If Hochul doesn’t act and Adams doesn’t resign, there is one other untested path that could lead to his removal: a group of city officials could convene an “inability committee.” Made up of the city comptroller, the City Council speaker, the longest-serving borough president, the corporation counsel and one deputy mayor, the panel was created in the late 1980s after Mayor Ed Koch had a stroke, ensuring a mechanism was in place if the city's chief executive was unable to serve.


If four of the five committee members agree, two-thirds of the Council would then have to vote to remove the mayor. 


Lander, who is also a mayoral candidate, said he would be open to convening the committee but requested that Adams first deliver a plan to show how the city would remain stable and managed in the wake of the “unprecedented leadership vacuum in the weeks to come.”

Comptroller Brad Lander walks into Gov. Kathy Hochul’s Midtown office to speak with her about the potential removal of Mayor Eric Adams.
Comptroller Brad Lander walks into Gov. Kathy Hochul’s Midtown office to speak with her about the potential removal of Mayor Eric Adams, Feb. 18, 2025.

“My preferred contingency plan would be the mayor resigns and the four deputy mayors stay,” Lander said. “If the mayor articulates a different contingency that demonstrates his ability to perform the duties of the office and meet New Yorkers' needs, then there wouldn't even be a meeting of the committee.”


Other members of the committee would include Speaker Adams and Queens Borough President Donovan Richards, who also met with Hochul on Tuesday.

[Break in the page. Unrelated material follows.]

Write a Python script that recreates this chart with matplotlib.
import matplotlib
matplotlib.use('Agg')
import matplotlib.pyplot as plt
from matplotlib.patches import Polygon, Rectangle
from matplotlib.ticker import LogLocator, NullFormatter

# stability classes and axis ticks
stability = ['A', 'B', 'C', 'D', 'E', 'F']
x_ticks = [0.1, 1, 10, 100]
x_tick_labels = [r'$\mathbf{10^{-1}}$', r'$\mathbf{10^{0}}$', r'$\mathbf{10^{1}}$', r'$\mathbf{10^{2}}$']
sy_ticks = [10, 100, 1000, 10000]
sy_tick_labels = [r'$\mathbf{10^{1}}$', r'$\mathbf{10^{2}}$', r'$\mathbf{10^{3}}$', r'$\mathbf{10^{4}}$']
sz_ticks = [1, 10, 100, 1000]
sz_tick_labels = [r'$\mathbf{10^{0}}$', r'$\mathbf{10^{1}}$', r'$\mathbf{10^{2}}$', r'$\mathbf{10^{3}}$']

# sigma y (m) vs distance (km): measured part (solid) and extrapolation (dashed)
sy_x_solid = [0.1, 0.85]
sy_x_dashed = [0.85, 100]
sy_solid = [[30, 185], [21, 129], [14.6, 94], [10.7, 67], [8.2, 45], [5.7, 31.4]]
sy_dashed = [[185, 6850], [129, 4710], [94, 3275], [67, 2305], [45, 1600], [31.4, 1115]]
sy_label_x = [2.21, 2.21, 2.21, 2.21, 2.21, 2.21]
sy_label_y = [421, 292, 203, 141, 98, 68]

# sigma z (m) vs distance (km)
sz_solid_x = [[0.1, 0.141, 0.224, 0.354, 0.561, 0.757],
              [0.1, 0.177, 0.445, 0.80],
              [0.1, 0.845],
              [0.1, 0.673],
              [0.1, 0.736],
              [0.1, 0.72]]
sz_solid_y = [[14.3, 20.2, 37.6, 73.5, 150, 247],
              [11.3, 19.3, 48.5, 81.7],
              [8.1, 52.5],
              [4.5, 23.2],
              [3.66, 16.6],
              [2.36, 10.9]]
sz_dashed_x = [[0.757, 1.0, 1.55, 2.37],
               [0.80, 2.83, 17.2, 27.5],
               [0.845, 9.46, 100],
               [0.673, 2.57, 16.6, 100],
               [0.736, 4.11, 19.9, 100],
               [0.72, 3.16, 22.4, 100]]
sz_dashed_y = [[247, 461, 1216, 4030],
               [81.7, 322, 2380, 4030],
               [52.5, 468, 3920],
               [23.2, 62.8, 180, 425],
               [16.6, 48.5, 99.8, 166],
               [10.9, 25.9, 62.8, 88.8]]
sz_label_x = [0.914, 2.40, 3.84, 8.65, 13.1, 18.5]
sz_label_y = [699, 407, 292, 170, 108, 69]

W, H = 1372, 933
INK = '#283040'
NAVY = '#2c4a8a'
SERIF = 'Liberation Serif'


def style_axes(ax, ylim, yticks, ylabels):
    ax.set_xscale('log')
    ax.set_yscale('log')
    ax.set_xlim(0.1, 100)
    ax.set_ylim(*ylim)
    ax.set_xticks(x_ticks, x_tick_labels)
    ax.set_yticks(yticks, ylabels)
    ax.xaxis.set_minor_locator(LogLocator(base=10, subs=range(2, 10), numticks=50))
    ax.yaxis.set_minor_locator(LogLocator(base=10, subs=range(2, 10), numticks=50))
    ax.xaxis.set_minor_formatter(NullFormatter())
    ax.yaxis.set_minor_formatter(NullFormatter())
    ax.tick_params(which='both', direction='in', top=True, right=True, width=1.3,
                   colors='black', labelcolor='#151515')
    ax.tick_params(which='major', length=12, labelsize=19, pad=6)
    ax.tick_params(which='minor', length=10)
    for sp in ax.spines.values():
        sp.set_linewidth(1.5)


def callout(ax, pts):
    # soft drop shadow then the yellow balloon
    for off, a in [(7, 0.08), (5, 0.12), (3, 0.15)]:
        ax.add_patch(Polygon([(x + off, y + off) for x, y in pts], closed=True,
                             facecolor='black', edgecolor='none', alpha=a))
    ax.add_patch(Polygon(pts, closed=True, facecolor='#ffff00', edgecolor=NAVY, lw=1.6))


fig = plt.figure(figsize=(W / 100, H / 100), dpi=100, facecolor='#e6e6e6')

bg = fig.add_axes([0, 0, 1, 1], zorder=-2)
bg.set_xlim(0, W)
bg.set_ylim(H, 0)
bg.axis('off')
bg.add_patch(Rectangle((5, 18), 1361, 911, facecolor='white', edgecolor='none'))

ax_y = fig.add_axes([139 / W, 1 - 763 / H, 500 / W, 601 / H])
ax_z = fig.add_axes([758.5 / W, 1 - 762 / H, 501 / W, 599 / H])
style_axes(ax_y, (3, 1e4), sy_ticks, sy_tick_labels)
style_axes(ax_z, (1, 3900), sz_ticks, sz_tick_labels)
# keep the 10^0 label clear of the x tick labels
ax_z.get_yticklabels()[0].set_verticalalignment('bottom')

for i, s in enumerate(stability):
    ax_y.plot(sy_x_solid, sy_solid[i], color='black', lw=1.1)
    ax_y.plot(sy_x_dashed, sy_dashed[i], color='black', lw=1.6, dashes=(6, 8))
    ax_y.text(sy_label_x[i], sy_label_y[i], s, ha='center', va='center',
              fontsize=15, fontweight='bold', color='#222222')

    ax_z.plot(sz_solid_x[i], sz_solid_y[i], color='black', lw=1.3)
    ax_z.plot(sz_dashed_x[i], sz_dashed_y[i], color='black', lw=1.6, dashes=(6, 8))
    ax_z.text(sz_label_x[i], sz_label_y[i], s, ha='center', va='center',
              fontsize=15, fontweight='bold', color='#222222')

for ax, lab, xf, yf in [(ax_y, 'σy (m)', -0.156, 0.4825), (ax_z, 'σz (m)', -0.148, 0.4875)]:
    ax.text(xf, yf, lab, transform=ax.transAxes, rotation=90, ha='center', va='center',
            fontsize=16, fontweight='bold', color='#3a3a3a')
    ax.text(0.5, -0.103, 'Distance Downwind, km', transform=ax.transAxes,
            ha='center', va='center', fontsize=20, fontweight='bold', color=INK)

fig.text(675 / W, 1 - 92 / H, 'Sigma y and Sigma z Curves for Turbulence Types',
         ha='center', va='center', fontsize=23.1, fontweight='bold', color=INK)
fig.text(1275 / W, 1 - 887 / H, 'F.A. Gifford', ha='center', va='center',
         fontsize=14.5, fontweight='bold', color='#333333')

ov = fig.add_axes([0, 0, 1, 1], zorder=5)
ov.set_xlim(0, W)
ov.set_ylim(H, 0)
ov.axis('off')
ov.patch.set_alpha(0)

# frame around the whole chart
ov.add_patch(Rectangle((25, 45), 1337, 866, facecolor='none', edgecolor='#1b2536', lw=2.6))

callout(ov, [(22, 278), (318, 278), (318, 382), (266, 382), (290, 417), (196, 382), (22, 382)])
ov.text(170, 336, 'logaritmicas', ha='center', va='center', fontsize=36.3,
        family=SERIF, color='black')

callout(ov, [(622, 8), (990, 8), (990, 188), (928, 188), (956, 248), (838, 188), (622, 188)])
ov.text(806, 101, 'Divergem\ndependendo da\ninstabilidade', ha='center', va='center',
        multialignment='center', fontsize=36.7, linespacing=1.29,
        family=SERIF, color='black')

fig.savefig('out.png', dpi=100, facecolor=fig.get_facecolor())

“New Yorkers deserve that from a laser-focused government they can trust, and I encourage Mayor Adams to give deep, honest thought as to whether his administration is capable of delivering such a government,” Richards said in a statement after the meeting. 


No mayor has ever been given the boot through either process, although Gov. and presidential candidate Franklin Delano Roosevelt in 1931 started an investigation into nightlife-loving Mayor Jimmy Walker — who resigned while on a Europe-bound cruise ship with his mistress before he faced a formal removal and ahead of potential criminal charges.